「見張りが手薄になっていた」可能性と「あたごの回避行動が不適切だった」可能性が浮上

amamu2008-02-20

 自衛隊イージス艦が、漁船を真っ二つに壊し、二名の乗組員を行方不明にさせた事故が一体全体どうして起きたのか。まずは、二人の安否の確認、救済措置が急がれるが、同時に、ハイテク機能満載のイージス艦が、どうして小さな漁船の存在に気がつかなかったのか、徹底究明が急がれる。そうした中で、発表が右往左往している。
 事故が発生した際の連絡の遅れとともに、発表が正確なものなのか、その信頼性が揺らいでいる。
 また今回、見張りが手薄になっていたのではないかという可能性が浮上しているという。徹底解明が待たれる。
 以下は、毎日新聞から。

イージス艦事故>衝突の12分前、清徳丸の灯火を視認
2月20日21時22分配信 毎日新聞


 千葉・野島崎沖で起きた海上自衛隊イージス艦「あたご」とマグロはえ縄漁船「清徳丸」の衝突事故で、あたごの見張り員が衝突の12分前に清徳丸の灯火を目視で確認していたとみられることが20日、防衛省の調べで分かった。あたごが操舵(そうだ)を手動に切り替え、後進で回避行動をしたのはその11分後だった。あたごは、清徳丸を確認しながら10ノット(時速約18.5キロ)で約3300メートルを自動操舵で航行したことになる。 

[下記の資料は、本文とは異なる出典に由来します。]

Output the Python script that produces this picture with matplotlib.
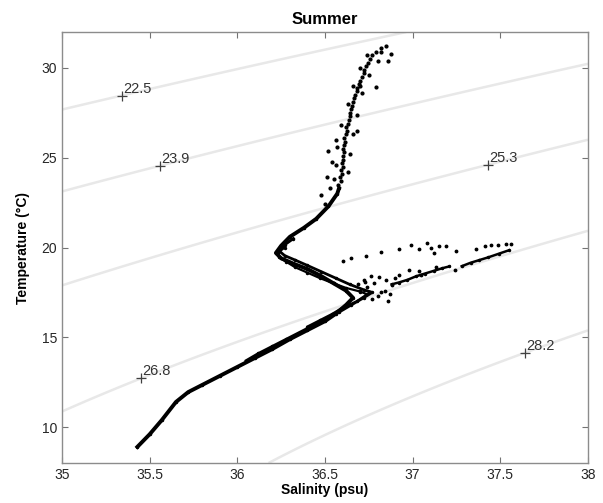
import numpy as np
import matplotlib.pyplot as plt

# Density contour levels (sigma-t) and where their labels sit (salinity)
sigma_levels = [22.5, 23.9, 25.3, 26.8, 28.2]
label_salinity = [35.34, 35.56, 37.43, 35.45, 37.64]

# Main profile, deep water up to the zig (drawn as a thick line)
deep_sal = [35.43, 35.50, 35.57, 35.65, 35.72, 35.80, 35.90, 36.00, 36.10, 36.20,
            36.30, 36.40, 36.50, 36.56, 36.62, 36.66, 36.62, 36.55, 36.48, 36.40,
            36.32, 36.25, 36.22, 36.25, 36.30, 36.38, 36.45, 36.52, 36.57, 36.58]
deep_temp = [8.9, 9.6, 10.4, 11.4, 11.95, 12.35, 12.85, 13.35, 13.85, 14.35,
             14.9, 15.4, 15.9, 16.3, 16.8, 17.2, 17.6, 18.0, 18.4, 18.8,
             19.1, 19.4, 19.7, 20.1, 20.6, 21.1, 21.6, 22.3, 23.0, 23.3]

# Other casts overlapping in the thermocline
cast2_sal = [36.05, 36.12, 36.20, 36.28, 36.35, 36.43, 36.50, 36.58, 36.65, 36.72,
             36.77, 36.72, 36.64, 36.56, 36.48, 36.40, 36.33, 36.27, 36.24, 36.27, 36.32]
cast2_temp = [13.7, 14.1, 14.5, 14.9, 15.25, 15.65, 16.0, 16.4, 16.8, 17.2,
              17.5, 17.65, 17.95, 18.3, 18.65, 19.0, 19.3, 19.55, 19.8, 20.15, 20.5]
cast3_sal = [36.40, 36.47, 36.54, 36.60, 36.68, 36.74, 36.70, 36.62, 36.55, 36.47,
             36.40, 36.33, 36.28, 36.24, 36.23, 36.27]
cast3_temp = [15.6, 15.95, 16.3, 16.65, 17.0, 17.4, 17.55, 17.75, 18.0, 18.3,
              18.6, 18.9, 19.2, 19.45, 19.7, 20.0]

# Upper mixed layer, dotted chain
upper_sal = [36.575, 36.59, 36.585, 36.595, 36.59, 36.60, 36.595, 36.605, 36.60, 36.61,
             36.605, 36.61, 36.615, 36.61, 36.62, 36.625, 36.62, 36.63, 36.635, 36.64,
             36.645, 36.65, 36.655, 36.66, 36.665, 36.67, 36.68, 36.685, 36.695, 36.70,
             36.71, 36.72, 36.725, 36.735, 36.745, 36.755, 36.77, 36.79, 36.82, 36.85,
             36.55, 36.56, 36.57, 36.59, 36.63, 36.66, 36.70, 36.74,
             36.63, 36.64, 36.66, 36.68, 36.71, 36.75, 36.80,
             36.48, 36.51, 36.54, 36.52, 36.56, 36.50, 36.53,
             36.68, 36.79, 36.86, 36.875, 36.82, 36.70]
upper_temp = [23.5, 23.7, 23.9, 24.1, 24.3, 24.5, 24.7, 24.9, 25.1, 25.3,
              25.5, 25.7, 25.9, 26.1, 26.3, 26.5, 26.7, 26.9, 27.1, 27.3,
              27.5, 27.7, 27.9, 28.1, 28.3, 28.5, 28.7, 28.9, 29.1, 29.3,
              29.5, 29.7, 29.9, 30.1, 30.3, 30.5, 30.7, 30.9, 31.1, 31.25,
              23.8, 24.6, 25.6, 26.8, 28.0, 29.0, 30.0, 30.7,
              24.2, 25.2, 26.3, 27.4, 28.6, 29.6, 30.4,
              22.9, 23.9, 24.75, 25.4, 26.0, 22.4, 23.3,
              26.5, 28.95, 30.4, 30.8, 30.9, 29.0]

# Warm salty intrusion: scattered points and the streaks along the isopycnal
scatter_sal = [36.60, 36.65, 36.733, 36.818, 36.92, 36.989, 37.034, 37.08, 37.102, 37.119,
               37.148, 37.193, 37.25, 37.364, 37.415, 37.449, 37.489, 37.534, 37.56,
               36.92, 36.977, 37.034, 37.05, 37.136, 37.244, 36.85, 36.88, 36.90,
               36.70, 36.74, 36.78, 36.82, 36.72, 36.76, 36.80, 36.86, 36.84, 36.77,
               36.69, 36.73, 36.81, 36.87, 36.75]
scatter_temp = [19.24, 19.4, 19.52, 19.74, 19.91, 20.13, 19.91, 20.25, 19.97, 19.69,
                20.08, 20.08, 19.80, 19.91, 20.08, 20.13, 20.13, 20.19, 20.2,
                18.45, 18.73, 18.67, 18.45, 18.90, 18.73, 18.2, 17.9, 18.3,
                17.6, 17.8, 18.0, 17.5, 18.2, 18.4, 17.3, 17.0, 17.6, 17.15,
                17.95, 18.1, 18.35, 17.4, 17.55]
streak_sal = [36.88, 36.92, 36.97, 37.02, 37.07, 37.12, 37.17, 37.21]
streak_temp = [17.95, 18.05, 18.2, 18.4, 18.55, 18.7, 18.85, 18.95]
streak2_sal = [37.28, 37.33, 37.38, 37.43, 37.49, 37.55]
streak2_temp = [18.96, 19.15, 19.3, 19.45, 19.65, 19.85]


def sigma_t(S, T):
    # UNESCO EOS-80 at atmospheric pressure
    rho_w = (999.842594 + 6.793952e-2 * T - 9.095290e-3 * T**2 + 1.001685e-4 * T**3
             - 1.120083e-6 * T**4 + 6.536332e-9 * T**5)
    A = 8.24493e-1 - 4.0899e-3 * T + 7.6438e-5 * T**2 - 8.2467e-7 * T**3 + 5.3875e-9 * T**4
    B = -5.72466e-3 + 1.0227e-4 * T - 1.6546e-6 * T**2
    C = 4.8314e-4
    return rho_w + A * S + B * S**1.5 + C * S**2 - 1000.0


def temp_on_level(S, level):
    lo, hi = 0.0, 40.0
    for _ in range(60):
        mid = 0.5 * (lo + hi)
        if sigma_t(S, mid) > level:
            lo = mid
        else:
            hi = mid
    return 0.5 * (lo + hi)


plt.rcParams['font.family'] = 'Liberation Sans'

fig = plt.figure(figsize=(6.03, 5.03), dpi=100)
ax = fig.add_axes([0.1028, 0.0795, 0.8723, 0.8568])

# density background
sg, tg = np.meshgrid(np.linspace(35, 38, 200), np.linspace(8, 32, 200))
ax.contour(sg, tg, sigma_t(sg, tg), levels=sigma_levels, colors='#e8e8e8', linewidths=1.8)
for s, lev in zip(label_salinity, sigma_levels):
    t = temp_on_level(s, lev)
    ax.plot(s, t, marker='+', color='0.25', ms=7, mew=0.9)
    ax.annotate(f'{lev:.1f}', (s, t), xytext=(1, 0), textcoords='offset points',
                ha='left', va='bottom', fontsize=10.5, color='0.2')

# T-S profile
ax.plot(deep_sal, deep_temp, color='black', lw=2.8, marker='.', ms=3)
ax.plot(cast2_sal, cast2_temp, color='black', lw=2.0, marker='.', ms=3)
ax.plot(cast3_sal, cast3_temp, color='black', lw=1.6, marker='.', ms=3)
ax.plot(upper_sal, upper_temp, ls='none', color='black', marker='.', ms=4)
ax.plot(scatter_sal, scatter_temp, ls='none', color='black', marker='.', ms=3.5)
ax.plot(streak_sal, streak_temp, color='black', lw=1.8, marker='.', ms=3)
ax.plot(streak2_sal, streak2_temp, color='black', lw=1.8, marker='.', ms=3)

ax.set_xlim(35, 38)
ax.set_ylim(8, 32)
ax.set_xticks([35, 35.5, 36, 36.5, 37, 37.5, 38])
ax.set_xticklabels(['35', '35.5', '36', '36.5', '37', '37.5', '38'])
ax.set_yticks([10, 15, 20, 25, 30])
ax.tick_params(direction='in', top=True, right=True, length=4, width=0.8,
               colors='0.45', labelcolor='0.15', labelsize=10)
for sp in ax.spines.values():
    sp.set_color('0.55')
    sp.set_linewidth(1.0)

ax.set_title('Summer', fontsize=12, weight='bold', pad=6)
ax.set_xlabel('Salinity (psu)', fontsize=10, weight='bold', labelpad=1)
ax.set_ylabel('Temperature (\u00b0C)', fontsize=10, weight='bold', labelpad=8)

fig.savefig('out.png', dpi=100)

 また、同艦は午前4時前後に艦橋の当直10人が順次交代しており、引き継ぎなどで見張りが手薄になっていた可能性が新たに浮上した。横須賀海上保安部などは、最初に見張り員が確認後の両船の位置関係や航行状況などを調べている。

 防衛省によると、19日午前3時55分ごろ、あたごの見張り員が清徳丸の灯火を視認したと思われると説明した。船の灯火が動いているのを目視で確認したという。その上で、同4時5分ごろ、同じ見張り員が右方向に緑の灯火を視認。同6分ごろ、緑の灯火がスピードを上げて動いたため漁船と確認し、全力の後進をかけて回避行動をしたが、同7分に衝突したと説明した。

 防衛省は19日、衝突2分前の午前4時5分に初めて灯火に気付いたが、船かどうか不明だったと説明していた。だが、これよりも10分早く同じ見張り員がいったんは視認し、その後目を離したことになり、横須賀海保などは、見張り員の認識や連絡、この間の見張りの状況なども調べる。

 一方衝突前、あたごが清徳丸を右舷側に見てほぼ真向かいに行き会う状態で接近した可能性があることが関係者の証言などで分かった。海上衝突予防法では原則、行き会った両船が右転で回避するよう義務付けている。後進だけで衝突を避けようとしたあたごの回避行動が不適切だった可能性が高まっている。